(Charts and diagrams as code)
________________
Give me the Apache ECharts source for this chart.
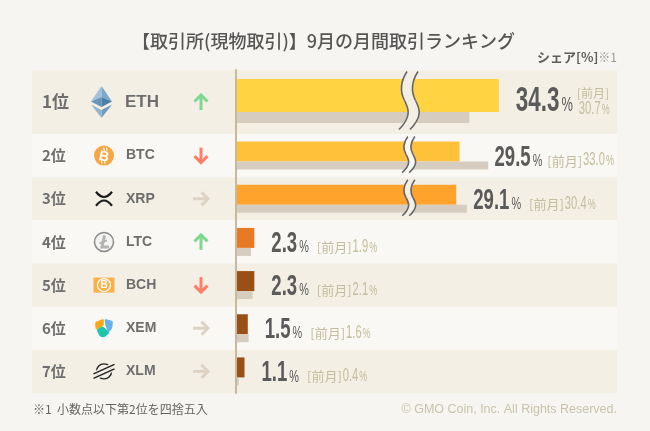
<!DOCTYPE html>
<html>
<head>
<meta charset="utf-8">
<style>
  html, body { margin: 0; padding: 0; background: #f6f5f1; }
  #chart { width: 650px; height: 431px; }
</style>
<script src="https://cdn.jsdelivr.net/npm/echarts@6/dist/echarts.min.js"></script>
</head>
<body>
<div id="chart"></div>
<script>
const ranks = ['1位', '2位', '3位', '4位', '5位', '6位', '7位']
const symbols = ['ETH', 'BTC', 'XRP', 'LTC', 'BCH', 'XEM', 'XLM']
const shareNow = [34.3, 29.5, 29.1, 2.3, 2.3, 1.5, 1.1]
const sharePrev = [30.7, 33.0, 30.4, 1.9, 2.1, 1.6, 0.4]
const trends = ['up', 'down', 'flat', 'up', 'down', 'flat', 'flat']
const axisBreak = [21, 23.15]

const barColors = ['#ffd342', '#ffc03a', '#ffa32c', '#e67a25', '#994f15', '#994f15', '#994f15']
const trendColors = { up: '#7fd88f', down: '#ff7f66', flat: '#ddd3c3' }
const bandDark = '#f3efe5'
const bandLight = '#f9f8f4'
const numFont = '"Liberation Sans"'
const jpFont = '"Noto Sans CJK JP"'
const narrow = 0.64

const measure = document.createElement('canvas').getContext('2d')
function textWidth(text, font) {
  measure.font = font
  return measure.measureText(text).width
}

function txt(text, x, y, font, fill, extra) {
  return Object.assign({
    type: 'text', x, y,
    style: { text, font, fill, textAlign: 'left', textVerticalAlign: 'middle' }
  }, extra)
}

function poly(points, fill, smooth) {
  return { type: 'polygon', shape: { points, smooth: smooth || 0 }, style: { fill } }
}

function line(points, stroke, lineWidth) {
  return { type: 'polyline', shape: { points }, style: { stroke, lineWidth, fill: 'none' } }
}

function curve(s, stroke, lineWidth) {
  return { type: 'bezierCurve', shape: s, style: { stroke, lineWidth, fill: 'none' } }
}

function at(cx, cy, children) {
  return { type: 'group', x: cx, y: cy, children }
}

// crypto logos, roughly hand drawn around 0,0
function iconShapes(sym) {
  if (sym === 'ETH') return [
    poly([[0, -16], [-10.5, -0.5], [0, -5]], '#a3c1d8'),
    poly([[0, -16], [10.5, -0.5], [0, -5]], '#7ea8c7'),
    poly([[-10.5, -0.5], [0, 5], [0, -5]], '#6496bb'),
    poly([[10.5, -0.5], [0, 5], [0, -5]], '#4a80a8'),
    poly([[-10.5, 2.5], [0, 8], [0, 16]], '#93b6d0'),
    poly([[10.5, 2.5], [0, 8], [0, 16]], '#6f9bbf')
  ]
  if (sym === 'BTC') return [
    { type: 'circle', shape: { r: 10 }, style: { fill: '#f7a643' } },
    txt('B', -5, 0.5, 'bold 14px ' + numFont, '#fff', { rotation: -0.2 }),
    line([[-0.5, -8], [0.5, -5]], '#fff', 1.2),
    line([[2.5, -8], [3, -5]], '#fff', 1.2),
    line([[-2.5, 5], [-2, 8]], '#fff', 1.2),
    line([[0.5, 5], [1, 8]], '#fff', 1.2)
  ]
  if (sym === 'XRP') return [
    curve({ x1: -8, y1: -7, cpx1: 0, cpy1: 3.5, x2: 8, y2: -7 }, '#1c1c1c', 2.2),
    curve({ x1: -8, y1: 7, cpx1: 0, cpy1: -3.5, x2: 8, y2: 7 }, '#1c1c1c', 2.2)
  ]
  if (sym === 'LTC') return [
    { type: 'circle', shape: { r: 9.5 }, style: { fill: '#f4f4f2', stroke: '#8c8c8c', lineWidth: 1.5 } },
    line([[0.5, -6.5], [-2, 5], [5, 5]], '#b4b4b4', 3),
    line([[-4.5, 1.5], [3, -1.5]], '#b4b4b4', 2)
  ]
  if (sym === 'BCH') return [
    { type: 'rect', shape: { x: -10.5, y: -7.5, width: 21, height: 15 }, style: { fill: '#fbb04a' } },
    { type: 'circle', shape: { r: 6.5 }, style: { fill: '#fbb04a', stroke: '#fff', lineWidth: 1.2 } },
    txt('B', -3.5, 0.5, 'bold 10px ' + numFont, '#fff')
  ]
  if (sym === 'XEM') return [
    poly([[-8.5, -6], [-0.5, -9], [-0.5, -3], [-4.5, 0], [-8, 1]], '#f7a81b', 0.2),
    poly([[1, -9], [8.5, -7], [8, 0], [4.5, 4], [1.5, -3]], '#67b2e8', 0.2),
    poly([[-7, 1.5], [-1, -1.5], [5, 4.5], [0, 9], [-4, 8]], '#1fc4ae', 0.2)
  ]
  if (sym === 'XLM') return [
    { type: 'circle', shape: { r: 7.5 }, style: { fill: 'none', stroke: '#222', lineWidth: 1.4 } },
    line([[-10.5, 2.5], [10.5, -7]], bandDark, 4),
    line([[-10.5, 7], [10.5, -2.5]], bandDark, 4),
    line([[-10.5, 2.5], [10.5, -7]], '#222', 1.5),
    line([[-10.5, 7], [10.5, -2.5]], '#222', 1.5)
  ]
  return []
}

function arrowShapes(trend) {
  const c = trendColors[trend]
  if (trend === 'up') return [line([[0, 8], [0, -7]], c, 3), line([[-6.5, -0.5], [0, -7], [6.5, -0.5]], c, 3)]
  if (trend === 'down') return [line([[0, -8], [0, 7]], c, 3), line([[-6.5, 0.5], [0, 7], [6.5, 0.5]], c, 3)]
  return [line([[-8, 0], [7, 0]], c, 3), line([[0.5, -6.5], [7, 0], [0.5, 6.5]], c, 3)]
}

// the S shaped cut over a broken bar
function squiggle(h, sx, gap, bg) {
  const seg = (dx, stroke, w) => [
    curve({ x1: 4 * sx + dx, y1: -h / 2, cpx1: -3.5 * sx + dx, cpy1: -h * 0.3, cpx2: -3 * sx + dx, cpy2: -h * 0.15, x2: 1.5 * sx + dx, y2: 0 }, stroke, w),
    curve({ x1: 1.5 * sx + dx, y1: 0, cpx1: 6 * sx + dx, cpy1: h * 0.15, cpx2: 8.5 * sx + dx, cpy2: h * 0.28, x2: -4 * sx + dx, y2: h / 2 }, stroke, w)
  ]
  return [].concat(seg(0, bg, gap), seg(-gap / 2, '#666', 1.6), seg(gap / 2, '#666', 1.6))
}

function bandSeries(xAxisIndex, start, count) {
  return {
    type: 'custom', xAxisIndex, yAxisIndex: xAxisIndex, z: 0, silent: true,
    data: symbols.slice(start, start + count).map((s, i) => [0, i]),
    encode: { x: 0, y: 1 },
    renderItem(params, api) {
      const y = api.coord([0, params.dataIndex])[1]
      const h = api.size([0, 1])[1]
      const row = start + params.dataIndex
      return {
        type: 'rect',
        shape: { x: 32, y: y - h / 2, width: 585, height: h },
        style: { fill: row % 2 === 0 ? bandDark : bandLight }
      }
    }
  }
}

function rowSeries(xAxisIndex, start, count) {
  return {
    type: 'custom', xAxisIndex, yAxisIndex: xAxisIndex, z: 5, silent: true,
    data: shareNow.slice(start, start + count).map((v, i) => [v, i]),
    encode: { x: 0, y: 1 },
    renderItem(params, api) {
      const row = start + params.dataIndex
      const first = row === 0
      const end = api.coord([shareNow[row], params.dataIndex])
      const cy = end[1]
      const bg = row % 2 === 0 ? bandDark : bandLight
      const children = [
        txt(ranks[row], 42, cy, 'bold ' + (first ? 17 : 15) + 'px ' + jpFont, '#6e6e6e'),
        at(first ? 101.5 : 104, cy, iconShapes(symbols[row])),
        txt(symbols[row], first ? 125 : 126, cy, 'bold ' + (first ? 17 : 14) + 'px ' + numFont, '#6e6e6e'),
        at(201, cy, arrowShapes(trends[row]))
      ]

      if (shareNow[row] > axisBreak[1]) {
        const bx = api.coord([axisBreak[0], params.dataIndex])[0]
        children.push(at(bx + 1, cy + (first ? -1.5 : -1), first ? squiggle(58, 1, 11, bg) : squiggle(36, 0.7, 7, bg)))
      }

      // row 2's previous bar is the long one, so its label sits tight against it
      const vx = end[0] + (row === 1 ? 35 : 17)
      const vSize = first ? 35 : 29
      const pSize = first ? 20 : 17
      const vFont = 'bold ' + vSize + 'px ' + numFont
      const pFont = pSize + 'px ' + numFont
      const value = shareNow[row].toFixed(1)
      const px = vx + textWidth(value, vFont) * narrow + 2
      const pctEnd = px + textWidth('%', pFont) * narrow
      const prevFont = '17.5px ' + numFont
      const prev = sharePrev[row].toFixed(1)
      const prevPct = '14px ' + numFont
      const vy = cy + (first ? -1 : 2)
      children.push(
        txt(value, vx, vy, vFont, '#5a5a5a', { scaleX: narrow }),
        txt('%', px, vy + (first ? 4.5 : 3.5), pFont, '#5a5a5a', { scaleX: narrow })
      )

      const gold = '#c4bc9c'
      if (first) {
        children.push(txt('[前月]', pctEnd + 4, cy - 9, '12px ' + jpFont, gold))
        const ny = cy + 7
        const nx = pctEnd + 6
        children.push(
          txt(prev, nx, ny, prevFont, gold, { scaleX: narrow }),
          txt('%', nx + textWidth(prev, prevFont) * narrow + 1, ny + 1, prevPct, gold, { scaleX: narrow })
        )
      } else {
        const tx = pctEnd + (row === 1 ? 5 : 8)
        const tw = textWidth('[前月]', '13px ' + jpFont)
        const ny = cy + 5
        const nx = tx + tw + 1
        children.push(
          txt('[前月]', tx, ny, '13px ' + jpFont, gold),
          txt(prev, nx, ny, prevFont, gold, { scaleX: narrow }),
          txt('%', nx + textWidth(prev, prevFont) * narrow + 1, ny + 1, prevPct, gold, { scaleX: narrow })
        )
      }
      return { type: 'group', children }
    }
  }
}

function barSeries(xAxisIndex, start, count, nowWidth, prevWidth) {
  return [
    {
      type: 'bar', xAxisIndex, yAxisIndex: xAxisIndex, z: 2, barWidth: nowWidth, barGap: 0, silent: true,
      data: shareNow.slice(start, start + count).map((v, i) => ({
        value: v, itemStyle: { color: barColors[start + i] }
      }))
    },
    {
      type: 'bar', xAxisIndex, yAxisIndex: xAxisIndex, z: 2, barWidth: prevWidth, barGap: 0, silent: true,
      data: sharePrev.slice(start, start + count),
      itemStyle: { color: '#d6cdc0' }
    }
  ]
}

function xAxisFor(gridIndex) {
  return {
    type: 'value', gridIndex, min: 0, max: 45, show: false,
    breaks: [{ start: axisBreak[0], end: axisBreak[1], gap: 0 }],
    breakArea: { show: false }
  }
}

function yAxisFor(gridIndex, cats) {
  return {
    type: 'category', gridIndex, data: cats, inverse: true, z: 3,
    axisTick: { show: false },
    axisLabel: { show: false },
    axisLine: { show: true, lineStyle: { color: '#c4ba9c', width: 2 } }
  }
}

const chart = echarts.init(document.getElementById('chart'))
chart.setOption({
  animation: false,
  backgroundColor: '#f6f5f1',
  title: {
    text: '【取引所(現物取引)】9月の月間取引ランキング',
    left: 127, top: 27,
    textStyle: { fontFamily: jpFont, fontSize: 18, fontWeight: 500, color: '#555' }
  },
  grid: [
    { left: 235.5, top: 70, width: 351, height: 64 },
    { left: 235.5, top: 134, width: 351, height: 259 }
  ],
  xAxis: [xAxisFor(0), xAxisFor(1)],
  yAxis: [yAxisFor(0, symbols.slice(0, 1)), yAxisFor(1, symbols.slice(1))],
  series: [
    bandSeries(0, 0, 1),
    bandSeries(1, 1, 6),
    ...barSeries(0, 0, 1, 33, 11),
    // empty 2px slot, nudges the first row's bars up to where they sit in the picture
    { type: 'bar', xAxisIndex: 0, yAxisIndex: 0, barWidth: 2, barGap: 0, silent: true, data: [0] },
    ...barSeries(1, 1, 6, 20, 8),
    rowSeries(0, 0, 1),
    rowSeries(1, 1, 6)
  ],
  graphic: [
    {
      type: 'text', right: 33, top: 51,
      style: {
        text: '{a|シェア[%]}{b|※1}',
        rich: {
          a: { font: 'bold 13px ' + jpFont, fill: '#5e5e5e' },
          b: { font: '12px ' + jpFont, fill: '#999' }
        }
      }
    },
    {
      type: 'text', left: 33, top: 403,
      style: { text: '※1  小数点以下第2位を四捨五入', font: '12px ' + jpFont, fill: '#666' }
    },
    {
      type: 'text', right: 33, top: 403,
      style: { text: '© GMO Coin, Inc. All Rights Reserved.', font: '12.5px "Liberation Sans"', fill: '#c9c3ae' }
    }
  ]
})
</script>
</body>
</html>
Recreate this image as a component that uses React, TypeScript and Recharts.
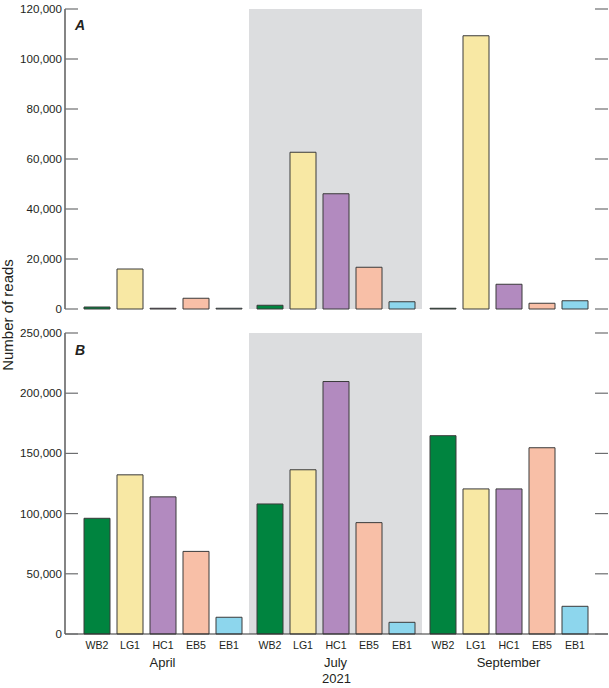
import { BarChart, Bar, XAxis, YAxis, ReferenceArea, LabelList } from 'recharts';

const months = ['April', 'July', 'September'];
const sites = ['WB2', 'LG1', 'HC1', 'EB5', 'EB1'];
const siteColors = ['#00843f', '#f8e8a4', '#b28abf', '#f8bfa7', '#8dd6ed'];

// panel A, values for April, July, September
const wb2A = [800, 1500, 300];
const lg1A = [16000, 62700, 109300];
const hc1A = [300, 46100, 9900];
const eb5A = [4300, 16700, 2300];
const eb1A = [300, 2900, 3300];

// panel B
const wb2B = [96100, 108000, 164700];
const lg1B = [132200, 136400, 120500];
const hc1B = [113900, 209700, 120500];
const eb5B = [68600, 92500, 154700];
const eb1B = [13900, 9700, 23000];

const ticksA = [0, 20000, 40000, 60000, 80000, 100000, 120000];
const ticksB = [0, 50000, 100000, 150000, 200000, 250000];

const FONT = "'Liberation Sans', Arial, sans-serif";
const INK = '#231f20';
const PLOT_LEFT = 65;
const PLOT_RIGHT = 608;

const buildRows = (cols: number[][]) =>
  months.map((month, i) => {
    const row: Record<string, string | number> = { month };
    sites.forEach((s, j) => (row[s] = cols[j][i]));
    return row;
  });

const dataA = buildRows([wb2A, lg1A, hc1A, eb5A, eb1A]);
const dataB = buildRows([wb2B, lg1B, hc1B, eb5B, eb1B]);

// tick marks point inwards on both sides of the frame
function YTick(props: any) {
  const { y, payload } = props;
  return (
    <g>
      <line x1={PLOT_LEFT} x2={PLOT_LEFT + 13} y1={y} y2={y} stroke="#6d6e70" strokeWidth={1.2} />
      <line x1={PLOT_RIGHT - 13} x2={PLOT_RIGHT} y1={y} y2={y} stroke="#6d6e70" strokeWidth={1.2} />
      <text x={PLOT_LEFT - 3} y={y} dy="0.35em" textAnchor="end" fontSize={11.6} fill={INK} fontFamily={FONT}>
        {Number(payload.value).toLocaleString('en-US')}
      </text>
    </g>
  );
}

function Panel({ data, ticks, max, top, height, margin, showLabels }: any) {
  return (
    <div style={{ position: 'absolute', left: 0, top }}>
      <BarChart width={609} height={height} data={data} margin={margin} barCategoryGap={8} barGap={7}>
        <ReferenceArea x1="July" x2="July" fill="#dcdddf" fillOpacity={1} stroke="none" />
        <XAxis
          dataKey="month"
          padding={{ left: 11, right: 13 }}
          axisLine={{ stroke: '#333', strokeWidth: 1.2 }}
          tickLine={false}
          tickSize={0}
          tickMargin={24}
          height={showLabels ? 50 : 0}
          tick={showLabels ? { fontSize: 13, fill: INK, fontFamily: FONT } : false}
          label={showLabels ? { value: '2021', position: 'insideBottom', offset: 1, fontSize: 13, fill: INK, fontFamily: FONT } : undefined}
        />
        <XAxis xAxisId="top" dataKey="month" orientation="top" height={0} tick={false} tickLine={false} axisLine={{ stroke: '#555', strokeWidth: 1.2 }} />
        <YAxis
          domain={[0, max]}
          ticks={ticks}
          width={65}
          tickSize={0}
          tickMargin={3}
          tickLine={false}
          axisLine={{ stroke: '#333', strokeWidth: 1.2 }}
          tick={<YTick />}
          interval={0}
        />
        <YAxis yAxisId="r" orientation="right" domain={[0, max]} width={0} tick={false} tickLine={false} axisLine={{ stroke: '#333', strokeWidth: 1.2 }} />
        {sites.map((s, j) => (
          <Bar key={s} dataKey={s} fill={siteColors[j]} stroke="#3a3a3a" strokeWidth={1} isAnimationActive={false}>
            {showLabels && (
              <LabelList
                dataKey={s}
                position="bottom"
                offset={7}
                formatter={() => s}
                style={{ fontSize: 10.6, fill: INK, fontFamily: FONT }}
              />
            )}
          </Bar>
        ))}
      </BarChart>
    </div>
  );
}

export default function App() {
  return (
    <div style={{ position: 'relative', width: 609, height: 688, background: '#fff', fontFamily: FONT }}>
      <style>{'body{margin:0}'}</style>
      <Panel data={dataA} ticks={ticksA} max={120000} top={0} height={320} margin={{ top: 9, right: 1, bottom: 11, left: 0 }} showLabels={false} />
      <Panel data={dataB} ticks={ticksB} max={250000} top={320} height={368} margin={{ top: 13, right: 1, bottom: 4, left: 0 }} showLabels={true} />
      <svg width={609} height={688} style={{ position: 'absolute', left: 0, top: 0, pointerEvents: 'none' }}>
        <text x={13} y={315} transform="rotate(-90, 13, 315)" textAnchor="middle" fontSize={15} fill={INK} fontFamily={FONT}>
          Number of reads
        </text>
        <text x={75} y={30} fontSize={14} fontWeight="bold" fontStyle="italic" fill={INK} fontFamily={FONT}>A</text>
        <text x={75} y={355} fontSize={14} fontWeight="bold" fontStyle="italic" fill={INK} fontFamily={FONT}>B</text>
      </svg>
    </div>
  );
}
________________
Required work. Leave the pictures out and reproduce exactly the lines from the top of the listing above through the line with "const narrow = 0.64".

Response to the task.
Give me the Apache ECharts source for this chart.
<!DOCTYPE html>
<html>
<head>
<meta charset="utf-8">
<style>
  html, body { margin: 0; padding: 0; background: #f6f5f1; }
  #chart { width: 650px; height: 431px; }
</style>
<script src="https://cdn.jsdelivr.net/npm/echarts@6/dist/echarts.min.js"></script>
</head>
<body>
<div id="chart"></div>
<script>
const ranks = ['1位', '2位', '3位', '4位', '5位', '6位', '7位']
const symbols = ['ETH', 'BTC', 'XRP', 'LTC', 'BCH', 'XEM', 'XLM']
const shareNow = [34.3, 29.5, 29.1, 2.3, 2.3, 1.5, 1.1]
const sharePrev = [30.7, 33.0, 30.4, 1.9, 2.1, 1.6, 0.4]
const trends = ['up', 'down', 'flat', 'up', 'down', 'flat', 'flat']
const axisBreak = [21, 23.15]

const barColors = ['#ffd342', '#ffc03a', '#ffa32c', '#e67a25', '#994f15', '#994f15', '#994f15']
const trendColors = { up: '#7fd88f', down: '#ff7f66', flat: '#ddd3c3' }
const bandDark = '#f3efe5'
const bandLight = '#f9f8f4'
const numFont = '"Liberation Sans"'
const jpFont = '"Noto Sans CJK JP"'
const narrow = 0.64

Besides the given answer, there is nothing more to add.